Directions for this task – Copy the material that follows word for word and omit its pictures.
[BEGIN Raw data]
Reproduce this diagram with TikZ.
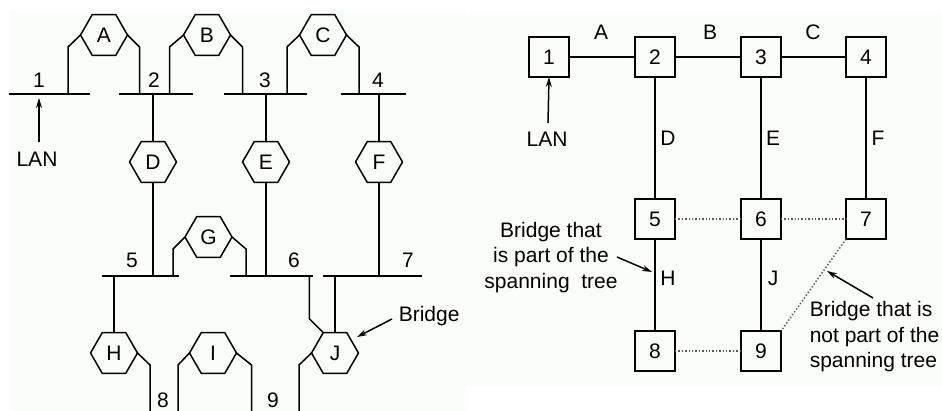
\documentclass[tikz,border=0pt]{standalone}
\usepackage{fontspec}
\setmainfont{Liberation Sans}
\usetikzlibrary{arrows.meta,shapes.geometric}
\definecolor{bgc}{RGB}{249,254,248}
\begin{document}
\begin{tikzpicture}[x=1pt,y=-1pt, line width=1.5pt,
  font=\fontsize{21}{25.5}\selectfont,
  hexbr/.style={draw, regular polygon, regular polygon sides=6, minimum size=47pt, inner sep=0pt, outer sep=0pt},
  bbox/.style={draw, minimum size=40pt, inner sep=0pt, outer sep=0pt},
  lbl/.style={inner sep=0pt},
  ntree/.style={draw, black!65, dash pattern=on 1.4pt off 2pt},
  ptr/.style={-{Stealth[length=10pt,width=6pt]}, line width=1.5pt},
]
\useasboundingbox (0,0) rectangle (942,411);
\fill[bgc] (9,10) rectangle (465,411);
\fill[bgc] (465,15) rectangle (942,386);

% ---------- left panel: LAN segments ----------
\coordinate (l1a) at (9,94);   \coordinate (l1b) at (90,94);
\coordinate (l2a) at (119,94); \coordinate (l2b) at (193,94);
\coordinate (l3a) at (224,94); \coordinate (l3b) at (307,94);
\coordinate (l4a) at (341,94); \coordinate (l4b) at (406,94);
\coordinate (l5a) at (102,276); \coordinate (l5b) at (179,276);
\coordinate (l6a) at (230,276); \coordinate (l6b) at (313,276);
\coordinate (l7a) at (323,276); \coordinate (l7b) at (422,276);
\coordinate (bot) at (0,411);
\draw (l1a) -- (l1b);
\draw (l2a) -- (l2b);
\draw (l3a) -- (l3b);
\draw (l4a) -- (l4b);
\draw (l5a) -- (l5b);
\draw (l6a) -- (l6b);
\draw (l7a) -- (l7b);

\node[lbl] (t1) at (39,80) {1};
\node[lbl] (t2) at (154,80) {2};
\node[lbl] (t3) at (265,80) {3};
\node[lbl] (t4) at (378,80) {4};
\node[lbl] (t5) at (132,260) {5};
\node[lbl] (t6) at (294,260) {6};
\node[lbl] (t7) at (408,260) {7};
\node[lbl] (t8) at (163,400) {8};
\node[lbl] (t9) at (273,400) {9};

% bridges
\node[hexbr] (A) at (104,35) {A};
\node[hexbr] (B) at (207,35) {B};
\node[hexbr] (C) at (323,35) {C};
\node[hexbr] (D) at (153,162) {D};
\node[hexbr] (E) at (266,162) {E};
\node[hexbr] (F) at (379,162) {F};
\node[hexbr] (G) at (208.5,237) {G};
\node[hexbr] (H) at (114,353) {H};
\node[hexbr] (I) at (213,353) {I};
\node[hexbr] (J) at (335,353) {J};

% top bridges
\draw (A.180) -- ++(-12.5,12) coordinate (ak1) -- (ak1 |- l1a);
\draw (A.0)   -- ++(12,12)    coordinate (ak2) -- (ak2 |- l2a);
\draw (B.180) -- ++(-14,12)   coordinate (bk1) -- (bk1 |- l2a);
\draw (B.0)   -- ++(12,12)    coordinate (bk2) -- (bk2 |- l3a);
\draw (C.180) -- ++(-12.5,12) coordinate (ck1) -- (ck1 |- l3a);
\draw (C.0)   -- ++(12.5,12)  coordinate (ck2) -- (ck2 |- l4a);
% vertical bridges
\draw (D.90 |- l2a) -- (D.90);
\draw (D.270) -- (D.270 |- l5a);
\draw (E.90 |- l3a) -- (E.90);
\draw (E.270) -- (E.270 |- l6a);
\draw (F.90 |- l4a) -- (F.90);
\draw (F.270) -- (F.270 |- l7a);
% G
\draw (G.180) -- ++(-12,12) coordinate (gk1) -- (gk1 |- l5a);
\draw (G.0)   -- ++(14,12)  coordinate (gk2) -- (gk2 |- l6a);
% H
\draw (H.90 |- l5a) -- (H.90);
\draw (H.0) -- ++(12.5,12) coordinate (hk) -- (hk |- bot);
% I
\draw (I.180) -- ++(-11.5,12) coordinate (ik1) -- (ik1 |- bot);
\draw (I.0)   -- ++(15,12)    coordinate (ik2) -- (ik2 |- bot);
% J
\draw (J.90 |- l7a) -- (J.90);
\draw (J.120) -- ++(-14,-14) coordinate (jk1) -- (jk1 |- l6a);
\draw (J.180) -- ++(-12.5,12) coordinate (jk2) -- (jk2 |- bot);

% LAN arrow
\node[lbl] (lanL) at (37,159) {LAN};
\coordinate (lanLtip) at (39,98);
\draw[ptr] (39,142) -- (lanLtip);
% Bridge pointer
\node[lbl, anchor=west] (brL) at (398,316) {Bridge};
\coordinate (brTip) at (357,337);
\draw[ptr] (392,319) -- (brTip);

% ---------- right panel ----------
\node[bbox] (n1) at (549,57) {1};
\node[bbox] (n2) at (655,57) {2};
\node[bbox] (n3) at (761,57) {3};
\node[bbox] (n4) at (866,57) {4};
\node[bbox] (n5) at (655,219) {5};
\node[bbox] (n6) at (761,219) {6};
\node[bbox] (n7) at (866,219) {7};
\node[bbox] (n8) at (655,351) {8};
\node[bbox] (n9) at (761,351) {9};

\draw (n1) -- (n2);
\draw (n2) -- (n3);
\draw (n3) -- (n4);
\draw (n2) -- (n5);
\draw (n3) -- (n6);
\draw (n4) -- (n7);
\draw (n5) -- (n8);
\draw (n6) -- (n9);
\draw[ntree] (n5) -- (n6);
\draw[ntree] (n6) -- (n7);
\draw[ntree] (n8) -- (n9);
\draw[ntree] (n7.south west) -- (n9.north east);

\node[lbl] (eA) at (601,32) {A};
\node[lbl] (eB) at (710,32) {B};
\node[lbl] (eC) at (813,32) {C};
\node[lbl] (eD) at (668,138) {D};
\node[lbl] (eE) at (773,138) {E};
\node[lbl] (eF) at (878,138) {F};
\node[lbl] (eH) at (668,278) {H};
\node[lbl] (eJ) at (773,278) {J};

\node[lbl] (lanR) at (547,139) {LAN};
\draw[ptr] (548,123) -- (n1.south);

\node[lbl, align=center] (partT) at (551,257.5) {Bridge that\\is part of the\\spanning\ \ tree};
\coordinate (partTip) at (652,272);
\draw[ptr] (617,257) -- (partTip);

\node[lbl, align=left, anchor=west] (notT) at (809,337) {Bridge that is\\not part of the\\spanning tree};
\coordinate (notTip) at (827,271);
\draw[ptr] (873,298) -- (notTip);
\end{tikzpicture}
\end{document}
[END Raw data]
Exercise response –
Reproduce this diagram with TikZ.
\documentclass[tikz,border=0pt]{standalone}
\usepackage{fontspec}
\setmainfont{Liberation Sans}
\usetikzlibrary{arrows.meta,shapes.geometric}
\definecolor{bgc}{RGB}{249,254,248}
\begin{document}
\begin{tikzpicture}[x=1pt,y=-1pt, line width=1.5pt,
  font=\fontsize{21}{25.5}\selectfont,
  hexbr/.style={draw, regular polygon, regular polygon sides=6, minimum size=47pt, inner sep=0pt, outer sep=0pt},
  bbox/.style={draw, minimum size=40pt, inner sep=0pt, outer sep=0pt},
  lbl/.style={inner sep=0pt},
  ntree/.style={draw, black!65, dash pattern=on 1.4pt off 2pt},
  ptr/.style={-{Stealth[length=10pt,width=6pt]}, line width=1.5pt},
]
\useasboundingbox (0,0) rectangle (942,411);
\fill[bgc] (9,10) rectangle (465,411);
\fill[bgc] (465,15) rectangle (942,386);

% ---------- left panel: LAN segments ----------
\coordinate (l1a) at (9,94);   \coordinate (l1b) at (90,94);
\coordinate (l2a) at (119,94); \coordinate (l2b) at (193,94);
\coordinate (l3a) at (224,94); \coordinate (l3b) at (307,94);
\coordinate (l4a) at (341,94); \coordinate (l4b) at (406,94);
\coordinate (l5a) at (102,276); \coordinate (l5b) at (179,276);
\coordinate (l6a) at (230,276); \coordinate (l6b) at (313,276);
\coordinate (l7a) at (323,276); \coordinate (l7b) at (422,276);
\coordinate (bot) at (0,411);
\draw (l1a) -- (l1b);
\draw (l2a) -- (l2b);
\draw (l3a) -- (l3b);
\draw (l4a) -- (l4b);
\draw (l5a) -- (l5b);
\draw (l6a) -- (l6b);
\draw (l7a) -- (l7b);

\node[lbl] (t1) at (39,80) {1};
\node[lbl] (t2) at (154,80) {2};
\node[lbl] (t3) at (265,80) {3};
\node[lbl] (t4) at (378,80) {4};
\node[lbl] (t5) at (132,260) {5};
\node[lbl] (t6) at (294,260) {6};
\node[lbl] (t7) at (408,260) {7};
\node[lbl] (t8) at (163,400) {8};
\node[lbl] (t9) at (273,400) {9};

% bridges
\node[hexbr] (A) at (104,35) {A};
\node[hexbr] (B) at (207,35) {B};
\node[hexbr] (C) at (323,35) {C};
\node[hexbr] (D) at (153,162) {D};
\node[hexbr] (E) at (266,162) {E};
\node[hexbr] (F) at (379,162) {F};
\node[hexbr] (G) at (208.5,237) {G};
\node[hexbr] (H) at (114,353) {H};
\node[hexbr] (I) at (213,353) {I};
\node[hexbr] (J) at (335,353) {J};

% top bridges
\draw (A.180) -- ++(-12.5,12) coordinate (ak1) -- (ak1 |- l1a);
\draw (A.0)   -- ++(12,12)    coordinate (ak2) -- (ak2 |- l2a);
\draw (B.180) -- ++(-14,12)   coordinate (bk1) -- (bk1 |- l2a);
\draw (B.0)   -- ++(12,12)    coordinate (bk2) -- (bk2 |- l3a);
\draw (C.180) -- ++(-12.5,12) coordinate (ck1) -- (ck1 |- l3a);
\draw (C.0)   -- ++(12.5,12)  coordinate (ck2) -- (ck2 |- l4a);
% vertical bridges
\draw (D.90 |- l2a) -- (D.90);
\draw (D.270) -- (D.270 |- l5a);
\draw (E.90 |- l3a) -- (E.90);
\draw (E.270) -- (E.270 |- l6a);
\draw (F.90 |- l4a) -- (F.90);
\draw (F.270) -- (F.270 |- l7a);
% G
\draw (G.180) -- ++(-12,12) coordinate (gk1) -- (gk1 |- l5a);
\draw (G.0)   -- ++(14,12)  coordinate (gk2) -- (gk2 |- l6a);
% H
\draw (H.90 |- l5a) -- (H.90);
\draw (H.0) -- ++(12.5,12) coordinate (hk) -- (hk |- bot);
% I
\draw (I.180) -- ++(-11.5,12) coordinate (ik1) -- (ik1 |- bot);
\draw (I.0)   -- ++(15,12)    coordinate (ik2) -- (ik2 |- bot);
% J
\draw (J.90 |- l7a) -- (J.90);
\draw (J.120) -- ++(-14,-14) coordinate (jk1) -- (jk1 |- l6a);
\draw (J.180) -- ++(-12.5,12) coordinate (jk2) -- (jk2 |- bot);

% LAN arrow
\node[lbl] (lanL) at (37,159) {LAN};
\coordinate (lanLtip) at (39,98);
\draw[ptr] (39,142) -- (lanLtip);
% Bridge pointer
\node[lbl, anchor=west] (brL) at (398,316) {Bridge};
\coordinate (brTip) at (357,337);
\draw[ptr] (392,319) -- (brTip);

% ---------- right panel ----------
\node[bbox] (n1) at (549,57) {1};
\node[bbox] (n2) at (655,57) {2};
\node[bbox] (n3) at (761,57) {3};
\node[bbox] (n4) at (866,57) {4};
\node[bbox] (n5) at (655,219) {5};
\node[bbox] (n6) at (761,219) {6};
\node[bbox] (n7) at (866,219) {7};
\node[bbox] (n8) at (655,351) {8};
\node[bbox] (n9) at (761,351) {9};

\draw (n1) -- (n2);
\draw (n2) -- (n3);
\draw (n3) -- (n4);
\draw (n2) -- (n5);
\draw (n3) -- (n6);
\draw (n4) -- (n7);
\draw (n5) -- (n8);
\draw (n6) -- (n9);
\draw[ntree] (n5) -- (n6);
\draw[ntree] (n6) -- (n7);
\draw[ntree] (n8) -- (n9);
\draw[ntree] (n7.south west) -- (n9.north east);

\node[lbl] (eA) at (601,32) {A};
\node[lbl] (eB) at (710,32) {B};
\node[lbl] (eC) at (813,32) {C};
\node[lbl] (eD) at (668,138) {D};
\node[lbl] (eE) at (773,138) {E};
\node[lbl] (eF) at (878,138) {F};
\node[lbl] (eH) at (668,278) {H};
\node[lbl] (eJ) at (773,278) {J};

\node[lbl] (lanR) at (547,139) {LAN};
\draw[ptr] (548,123) -- (n1.south);

\node[lbl, align=center] (partT) at (551,257.5) {Bridge that\\is part of the\\spanning\ \ tree};
\coordinate (partTip) at (652,272);
\draw[ptr] (617,257) -- (partTip);

\node[lbl, align=left, anchor=west] (notT) at (809,337) {Bridge that is\\not part of the\\spanning tree};
\coordinate (notTip) at (827,271);
\draw[ptr] (873,298) -- (notTip);
\end{tikzpicture}
\end{document}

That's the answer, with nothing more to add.